MP of Rajya Sabha for Kerala
- In office 22 April 2015 – 22 April 2021
- Constituency: Kerala

District Secretary, CPIM Kannur

Personal details
- Born: 13 May 1970 (age 56) Kanhirode, Kannur, Kerala, India
- Party: CPI(M)
- Spouse: Priya Varghese
- Alma mater: Kerala Law Academy Law College
- Profession: Politician

= K. K. Ragesh =

Indian politician (born 1970)

K.K. Ragesh is an Indian politician and member of the Communist Party of India (Marxist). He was elected as a member of the Rajya Sabha the Upper house of Indian Parliament from Kerala in 2015. He was earlier the president of the Students Federation of India. In 2020, he received Parliamentary Group for Children (PGC) Award for the commendable work done in the parliament for the protection of the rights of children and students.
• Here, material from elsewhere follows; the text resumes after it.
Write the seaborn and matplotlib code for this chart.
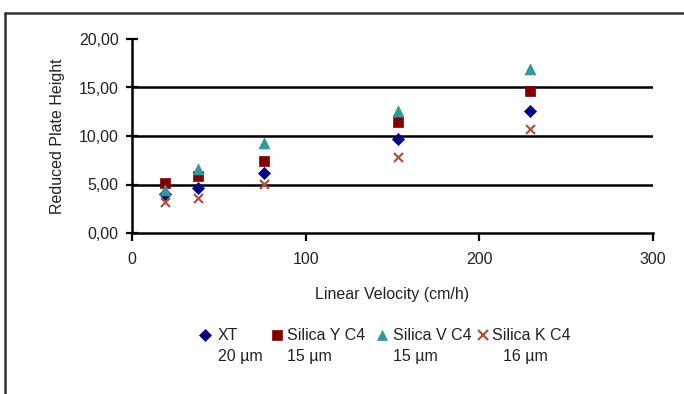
import numpy as np
import pandas as pd
import matplotlib
matplotlib.use("Agg")
import matplotlib.pyplot as plt
import seaborn as sns
from matplotlib.lines import Line2D
from matplotlib.ticker import FuncFormatter, FixedLocator

# ---- data ----
velocity = [19, 38, 76, 153, 229]
xt = [4.0, 4.65, 6.2, 9.65, 12.6]
silica_y = [5.2, 5.9, 7.4, 11.4, 14.65]
silica_v = [4.4, 6.6, 9.3, 12.6, 16.9]
silica_k = [3.2, 3.6, 5.05, 7.8, 10.75]
series_names = ["XT", "Silica Y C4", "Silica V C4", "Silica K C4"]
particle_sizes = ["20 µm", "15 µm", "15 µm", "16 µm"]
x_ticks = [0, 100, 200, 300]
y_ticks = [0, 5, 10, 15, 20]
x_label = "Linear Velocity (cm/h)"
y_label = "Reduced Plate Height"

# ---- styles ----
colors = ["#000080", "#800000", "#339999", "#A9543F"]
markers = ["D", "s", "^", "x"]
sizes = [38, 48, 62, 42]

sns.set_theme(style="white")
plt.rcParams['font.family'] = ['Liberation Sans', 'DejaVu Sans']
FS = 11.5

W, H = 684, 394
fig = plt.figure(figsize=(W / 100, H / 100), dpi=100)
fig.patch.set_facecolor("white")

ax_left, ax_right, ax_top, ax_bottom = 132, 653, 39, 233
ax = fig.add_axes([ax_left / W, 1 - ax_bottom / H,
                   (ax_right - ax_left) / W, (ax_bottom - ax_top) / H])
ax.set_facecolor("white")

all_series = [xt, silica_y, silica_v, silica_k]
for name, vals, c, m, s in zip(series_names, all_series, colors, markers, sizes):
    if m == "x":
        sns.scatterplot(x=velocity, y=vals, marker=m, color=c, s=s,
                        linewidth=1.6, ax=ax, zorder=3)
    else:
        sns.scatterplot(x=velocity, y=vals, marker=m, color=c, s=s,
                        edgecolor=c, linewidth=0.5, ax=ax, zorder=3)

ax.set_xlim(0, 300)
ax.set_ylim(0, 20)
ax.xaxis.set_major_locator(FixedLocator(x_ticks))
ax.yaxis.set_major_locator(FixedLocator(y_ticks))
ax.yaxis.set_major_formatter(FuncFormatter(lambda v, p: f"{v:.2f}".replace(".", ",")))

for sp in ["top", "right"]:
    ax.spines[sp].set_visible(False)
for sp in ["left", "bottom"]:
    ax.spines[sp].set_color("black")
    ax.spines[sp].set_linewidth(1.8)

ax.yaxis.grid(True, color="black", linewidth=1.8)
ax.xaxis.grid(False)
for gl, t in zip(ax.get_ygridlines(), y_ticks):
    if t in (y_ticks[0], y_ticks[-1]):
        gl.set_visible(False)

ax.tick_params(axis="y", direction="inout", length=9, width=1.6, color="black",
               labelsize=FS, pad=5, left=True)
ax.tick_params(axis="x", direction="out", length=6, width=1.6, color="black",
               labelsize=FS, pad=8, bottom=True)
for lbl in ax.get_xticklabels() + ax.get_yticklabels():
    lbl.set_color("#222222")

ax.set_xlabel(x_label, fontsize=FS, color="#222222", labelpad=14)
ax.set_ylabel(y_label, fontsize=FS, color="#222222", labelpad=10)

# ---- legend (manual, two-line labels) ----
marker_px = [205, 277, 382, 483]
text_px = [218, 287, 393, 492]
text2_px = [218, 287, 393, 503]
row1_y, row2_y = 335, 357
for i, name in enumerate(series_names):
    mk = markers[i]
    kw = dict(marker=mk, color=colors[i], linestyle="none",
              markersize=np.sqrt(sizes[i]), transform=fig.transFigure)
    if mk == "x":
        kw["markeredgewidth"] = 1.6
    else:
        kw["markeredgecolor"] = colors[i]
        kw["markeredgewidth"] = 0.5
    fig.add_artist(Line2D([marker_px[i] / W], [1 - row1_y / H], **kw))
    fig.text(text_px[i] / W, 1 - row1_y / H, name, fontsize=FS,
             ha="left", va="center", color="#222222")
    fig.text(text2_px[i] / W, 1 - row2_y / H, particle_sizes[i], fontsize=FS,
             ha="left", va="center", color="#222222")

# ---- outer border (top and left edges visible) ----
border_kw = dict(color="#333333", linewidth=1.8, transform=fig.transFigure)
fig.add_artist(Line2D([5 / W, 1.0], [1 - 12.7 / H, 1 - 12.7 / H], **border_kw))
fig.add_artist(Line2D([5 / W, 5 / W], [1 - 12.7 / H, 0.0], **border_kw))

fig.savefig("out.png", dpi=100, facecolor="white")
On 21 September 2020, Ragesh along with seven other members were suspended from the Rajya Sabha for their unruly behavior in the house by tearing documents, breaking mic and heckling the Deputy Chairman of the Rajya Sabha. Their actions were condemned by several leaders.

In May 2021, Ragesh has been appointed as the private secretary to the Chief Minister of Kerala.

In April 2025, K.K. Ragesh was appointed as the CPI(M) Kannur district secretary.